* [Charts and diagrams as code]

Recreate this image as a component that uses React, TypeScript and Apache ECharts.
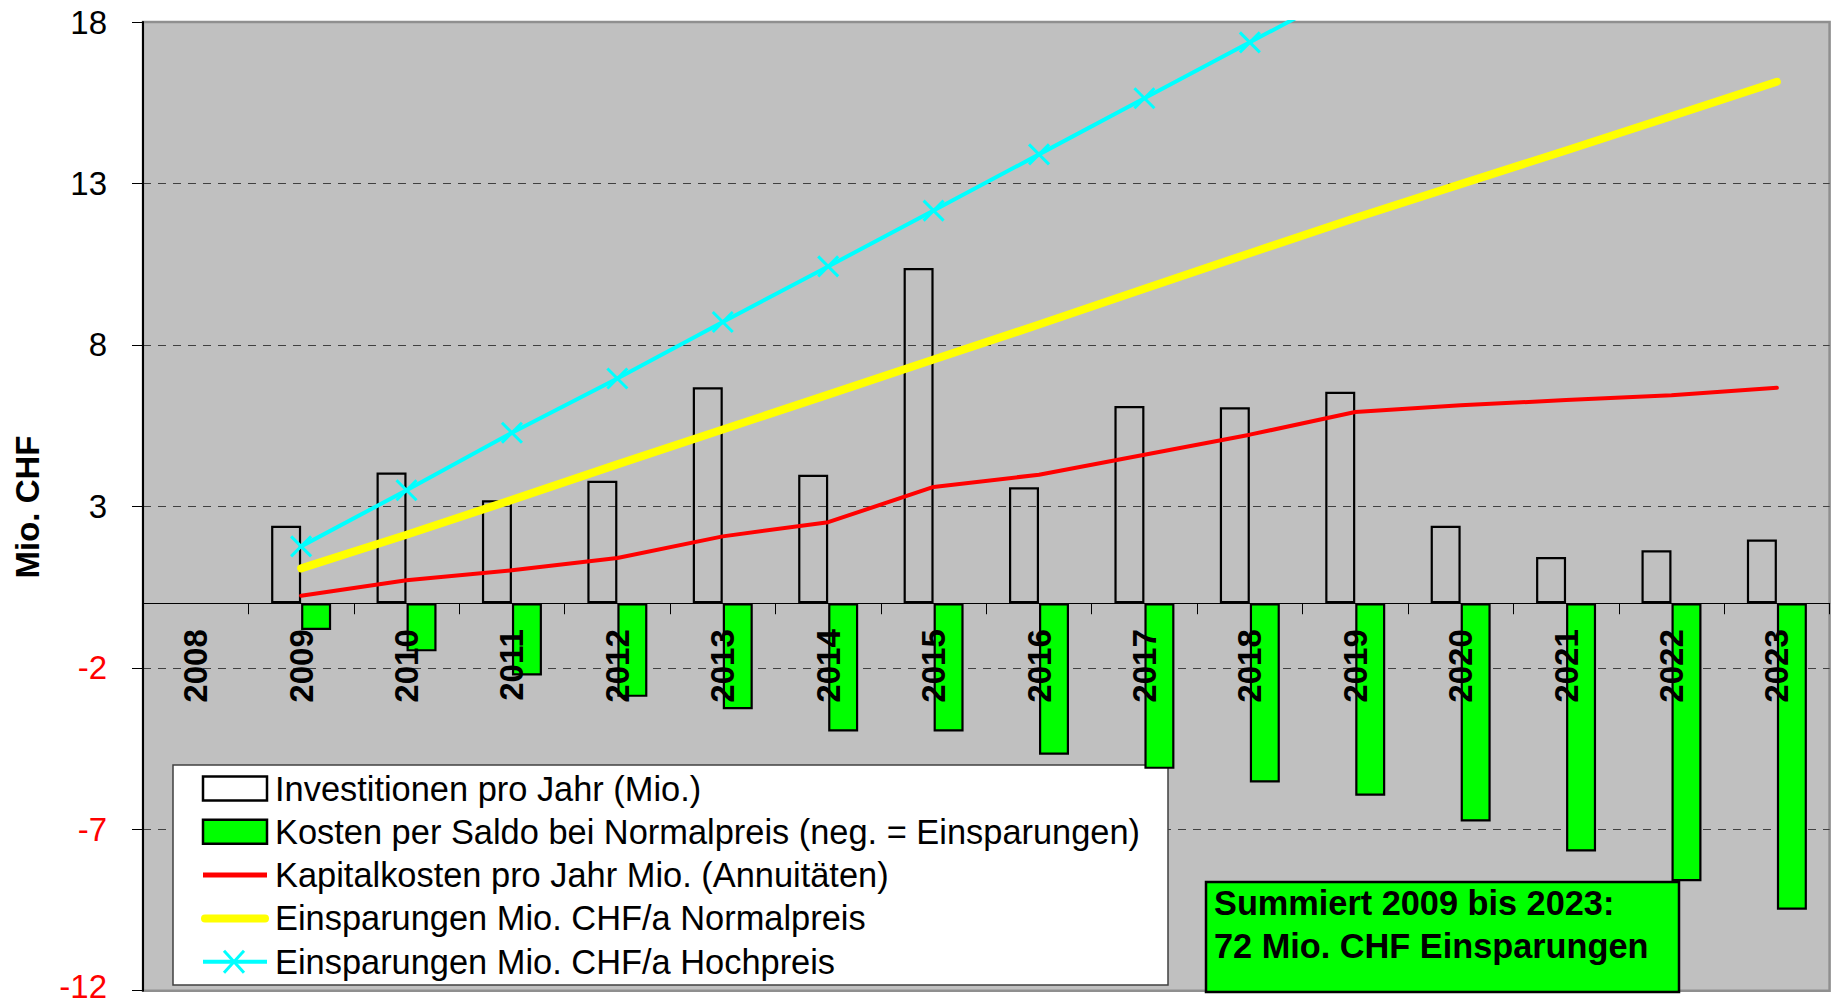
import React, { useEffect, useRef } from 'react';
import * as echarts from 'echarts';

// ---------- data ----------
const years = ['2008', '2009', '2010', '2011', '2012', '2013', '2014', '2015', '2016', '2017', '2018', '2019', '2020', '2021', '2022', '2023'];
const investitionen = [null, 2.40, 4.05, 3.19, 3.79, 6.69, 3.98, 10.38, 3.59, 6.11, 6.07, 6.55, 2.40, 1.43, 1.64, 1.97];
const kostenSaldo = [null, -0.83, -1.49, -2.24, -2.90, -3.28, -3.97, -3.97, -4.69, -5.13, -5.55, -5.96, -6.76, -7.69, -8.61, -9.49];
const kapitalkosten = [null, 0.23, 0.71, 1.02, 1.40, 2.07, 2.51, 3.60, 3.98, 4.60, 5.22, 5.92, 6.13, 6.29, 6.44, 6.67];
const normalpreis = [null, 1.08, 2.12, 3.20, 4.30, 5.38, 6.46, 7.55, 8.63, 9.74, 10.84, 11.93, 12.98, 14.02, 15.08, 16.15];
const hochpreis = [null, 1.76, 3.50, 5.28, 6.96, 8.71, 10.43, 12.16, 13.90, 15.64, 17.37, 19.10, null, null, null, null];

const yMin = -12;
const yMax = 18;
const yStep = 5;

const seriesNames = [
  'Investitionen pro Jahr (Mio.)',
  'Kosten per Saldo bei Normalpreis (neg. = Einsparungen)',
  'Kapitalkosten pro Jahr Mio. (Annuitäten)',
  'Einsparungen Mio. CHF/a Normalpreis',
  'Einsparungen Mio. CHF/a Hochpreis',
];
const yAxisTitle = 'Mio. CHF';
const summaryLines = ['Summiert 2009 bis 2023:', '72 Mio. CHF Einsparungen'];

const FONT = '"Liberation Sans", Arial, Helvetica, sans-serif';
const C_RED = '#FF0000';
const C_YELLOW = '#FFFF00';
const C_CYAN = '#00FFFF';
const C_GREEN = '#00FF00';

// layout
const W = 1831;
const H = 1007;
const GRID_LEFT = 143;
const GRID_RIGHT = 1.4;
const GRID_TOP = 22;
const GRID_BOTTOM = 16.3;

function txt(text: string, x: number, y: number, size: number, weight: string, extra: any = {}) {
  return {
    type: 'text',
    x,
    y,
    z: extra.z ?? 5,
    rotation: extra.rotation ?? 0,
    silent: true,
    style: {
      text,
      fill: '#000',
      fontSize: size,
      fontFamily: FONT,
      fontWeight: weight,
      align: extra.align ?? 'left',
      textAlign: extra.align ?? 'left',
      verticalAlign: 'middle',
      textVerticalAlign: 'middle',
    },
  };
}

export default function App() {
  const ref = useRef<HTMLDivElement>(null);

  useEffect(() => {
    document.body.style.margin = '0';
    const chart = echarts.init(ref.current!, undefined, { renderer: 'svg' });

    const gridH = H - GRID_TOP - GRID_BOTTOM;
    // distance from grid bottom up to the zero line
    const zeroOffset = (gridH * (0 - yMin)) / (yMax - yMin);

    const rowY = (i: number) => 788.5 + i * 43.3;
    const iconX = 203;
    const iconW = 64;
    const textX = 275;

    const legendGraphics: any[] = [
      {
        type: 'rect', z: 1, silent: true,
        shape: { x: 173, y: 765, width: 995, height: 220 },
        style: { fill: '#FFFFFF', stroke: '#404040', lineWidth: 1.5 },
      },
      {
        type: 'rect', z: 5, silent: true,
        shape: { x: iconX, y: rowY(0) - 12, width: iconW, height: 24 },
        style: { fill: '#FFFFFF', stroke: '#000', lineWidth: 2.5 },
      },
      {
        type: 'rect', z: 5, silent: true,
        shape: { x: iconX, y: rowY(1) - 12, width: iconW, height: 24 },
        style: { fill: C_GREEN, stroke: '#000', lineWidth: 2.5 },
      },
      {
        type: 'line', z: 5, silent: true,
        shape: { x1: iconX, y1: rowY(2), x2: iconX + iconW, y2: rowY(2) },
        style: { stroke: C_RED, lineWidth: 5 },
      },
      {
        type: 'line', z: 5, silent: true,
        shape: { x1: iconX + 2, y1: rowY(3), x2: iconX + iconW - 2, y2: rowY(3) },
        style: { stroke: C_YELLOW, lineWidth: 8, lineCap: 'round' },
      },
      {
        type: 'line', z: 5, silent: true,
        shape: { x1: iconX, y1: rowY(4), x2: iconX + iconW, y2: rowY(4) },
        style: { stroke: C_CYAN, lineWidth: 4 },
      },
      {
        type: 'line', z: 5, silent: true,
        shape: { x1: 224, y1: rowY(4) - 11, x2: 244, y2: rowY(4) + 11 },
        style: { stroke: C_CYAN, lineWidth: 3 },
      },
      {
        type: 'line', z: 5, silent: true,
        shape: { x1: 244, y1: rowY(4) - 11, x2: 224, y2: rowY(4) + 11 },
        style: { stroke: C_CYAN, lineWidth: 3 },
      },
      ...seriesNames.map((n, i) => txt(n, textX, rowY(i), 34.4, 'normal')),
    ];

    const summaryGraphics: any[] = [
      {
        type: 'rect', z: 100, silent: true,
        shape: { x: 1206, y: 882, width: 473, height: 110 },
        style: { fill: C_GREEN, stroke: '#000', lineWidth: 2.5 },
      },
      txt(summaryLines[0], 1214, 903, 34.3, 'bold', { z: 101 }),
      txt(summaryLines[1], 1214, 946, 34.3, 'bold', { z: 101 }),
    ];

    const titleGraphic = txt(yAxisTitle, 27, 507, 33, 'bold', { rotation: Math.PI / 2, align: 'center' });

    chart.setOption({
      animation: false,
      textStyle: { fontFamily: FONT },
      grid: {
        left: GRID_LEFT,
        right: GRID_RIGHT,
        top: GRID_TOP,
        bottom: GRID_BOTTOM,
        show: true,
        backgroundColor: '#C0C0C0',
        borderColor: '#8f8f8f',
        borderWidth: 2.5,
        containLabel: false,
        outerBoundsMode: 'none',
      },
      xAxis: {
        type: 'category',
        data: years,
        boundaryGap: true,
        position: 'bottom',
        offset: -zeroOffset,
        z: 10,
        axisLine: { show: true, onZero: false, lineStyle: { color: '#000', width: 1.2 } },
        axisTick: { show: true, interval: 0, length: 11, inside: false, lineStyle: { color: '#000', width: 1 } },
        axisLabel: {
          interval: 0,
          rotate: 90,
          margin: 26,
          fontSize: 33,
          fontWeight: 'bold',
          color: '#000',
          fontFamily: FONT,
          hideOverlap: false,
        },
        splitLine: { show: false },
      },
      yAxis: {
        type: 'value',
        min: yMin,
        max: yMax,
        interval: yStep,
        axisLine: { show: true, lineStyle: { color: '#000', width: 2 } },
        axisTick: { show: true, length: 11, inside: false, lineStyle: { color: '#000', width: 1 } },
        axisLabel: {
          margin: 36,
          fontSize: 33,
          lineHeight: 27,
          fontFamily: FONT,
          color: (v: any) => (Number(v) < 0 ? C_RED : '#000000'),
          formatter: (v: number) => (v === yMin ? `{low|${v}}` : `${v}`),
          rich: {
            low: {
              color: C_RED,
              fontSize: 33,
              lineHeight: 27,
              fontFamily: FONT,
              padding: [0, 0, 9, 0],
            },
          },
        },
        splitLine: {
          show: true,
          showMinLine: false,
          showMaxLine: false,
          lineStyle: { color: '#404040', type: [8, 7], width: 1 },
        },
      },
      series: [
        {
          name: seriesNames[0],
          type: 'bar',
          data: investitionen,
          barWidth: 30,
          barGap: '0%',
          silent: true,
          z: 2,
          itemStyle: { color: 'rgba(0,0,0,0)', borderColor: '#000', borderWidth: 2.2 },
        },
        {
          name: seriesNames[1],
          type: 'bar',
          data: kostenSaldo,
          barWidth: 30,
          barGap: '0%',
          silent: true,
          z: 2,
          itemStyle: { color: C_GREEN, borderColor: '#000', borderWidth: 2.2 },
        },
        {
          name: seriesNames[2],
          type: 'line',
          data: kapitalkosten,
          symbol: 'none',
          silent: true,
          z: 3,
          lineStyle: { color: C_RED, width: 4, join: 'round', cap: 'round' },
        },
        {
          name: seriesNames[3],
          type: 'line',
          data: normalpreis,
          symbol: 'none',
          silent: true,
          z: 3,
          lineStyle: { color: C_YELLOW, width: 8, join: 'round', cap: 'round' },
        },
        {
          name: seriesNames[4],
          type: 'line',
          data: hochpreis,
          symbol: 'path://M0,0L10,10M10,0L0,10',
          symbolSize: 20,
          showAllSymbol: true,
          clip: true,
          silent: true,
          z: 4,
          itemStyle: { color: C_CYAN, borderColor: C_CYAN, borderWidth: 3 },
          lineStyle: { color: C_CYAN, width: 4 },
        },
      ],
      graphic: { elements: [titleGraphic, ...legendGraphics, ...summaryGraphics] },
    });

    return () => chart.dispose();
  }, []);

  return (
    <div
      ref={ref}
      style={{ position: 'fixed', left: 0, top: 0, width: W, height: H, background: '#FFFFFF' }}
    />
  );
}
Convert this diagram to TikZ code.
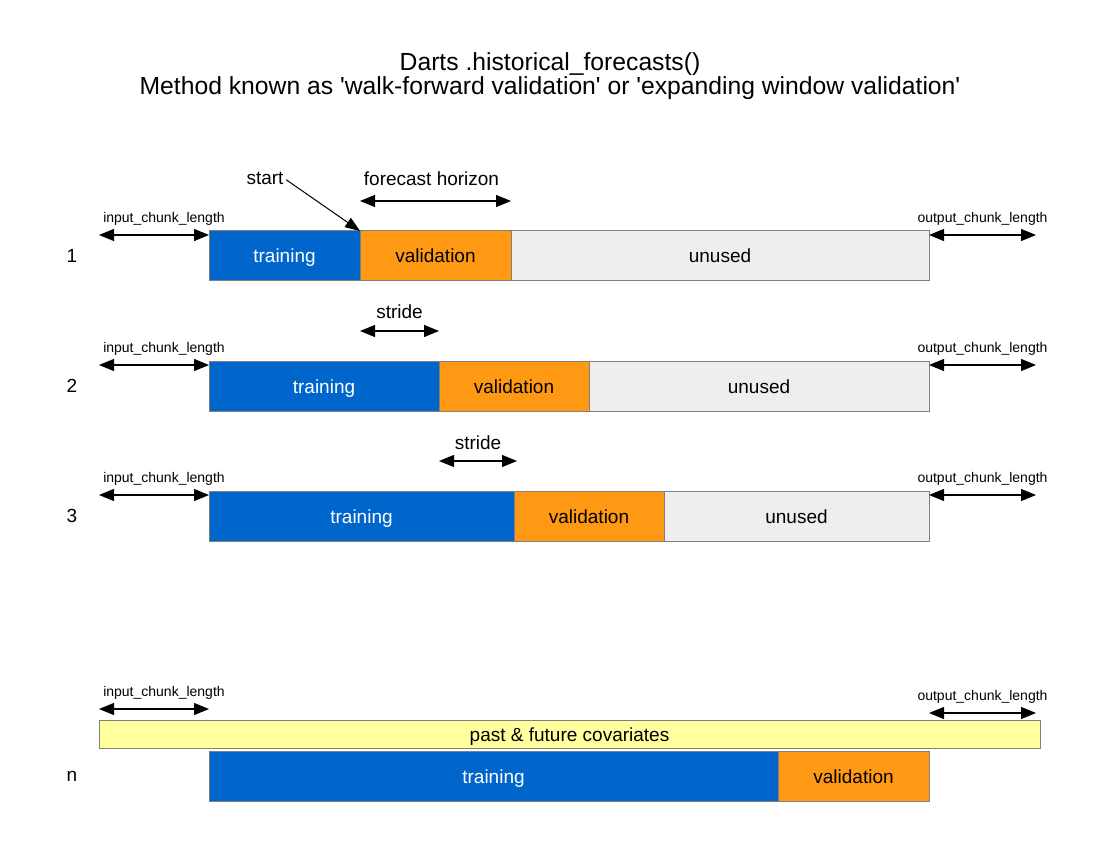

* [WRITTEN REQUEST]
From the first line above down to the line with "const GRID_BOTTOM = 16.3;", reproduce every line and no others, omitting pictures.

* [RESPONSE]
Recreate this image as a component that uses React, TypeScript and Apache ECharts.
import React, { useEffect, useRef } from 'react';
import * as echarts from 'echarts';

// ---------- data ----------
const years = ['2008', '2009', '2010', '2011', '2012', '2013', '2014', '2015', '2016', '2017', '2018', '2019', '2020', '2021', '2022', '2023'];
const investitionen = [null, 2.40, 4.05, 3.19, 3.79, 6.69, 3.98, 10.38, 3.59, 6.11, 6.07, 6.55, 2.40, 1.43, 1.64, 1.97];
const kostenSaldo = [null, -0.83, -1.49, -2.24, -2.90, -3.28, -3.97, -3.97, -4.69, -5.13, -5.55, -5.96, -6.76, -7.69, -8.61, -9.49];
const kapitalkosten = [null, 0.23, 0.71, 1.02, 1.40, 2.07, 2.51, 3.60, 3.98, 4.60, 5.22, 5.92, 6.13, 6.29, 6.44, 6.67];
const normalpreis = [null, 1.08, 2.12, 3.20, 4.30, 5.38, 6.46, 7.55, 8.63, 9.74, 10.84, 11.93, 12.98, 14.02, 15.08, 16.15];
const hochpreis = [null, 1.76, 3.50, 5.28, 6.96, 8.71, 10.43, 12.16, 13.90, 15.64, 17.37, 19.10, null, null, null, null];

const yMin = -12;
const yMax = 18;
const yStep = 5;

const seriesNames = [
  'Investitionen pro Jahr (Mio.)',
  'Kosten per Saldo bei Normalpreis (neg. = Einsparungen)',
  'Kapitalkosten pro Jahr Mio. (Annuitäten)',
  'Einsparungen Mio. CHF/a Normalpreis',
  'Einsparungen Mio. CHF/a Hochpreis',
];
const yAxisTitle = 'Mio. CHF';
const summaryLines = ['Summiert 2009 bis 2023:', '72 Mio. CHF Einsparungen'];

const FONT = '"Liberation Sans", Arial, Helvetica, sans-serif';
const C_RED = '#FF0000';
const C_YELLOW = '#FFFF00';
const C_CYAN = '#00FFFF';
const C_GREEN = '#00FF00';

// layout
const W = 1831;
const H = 1007;
const GRID_LEFT = 143;
const GRID_RIGHT = 1.4;
const GRID_TOP = 22;
const GRID_BOTTOM = 16.3;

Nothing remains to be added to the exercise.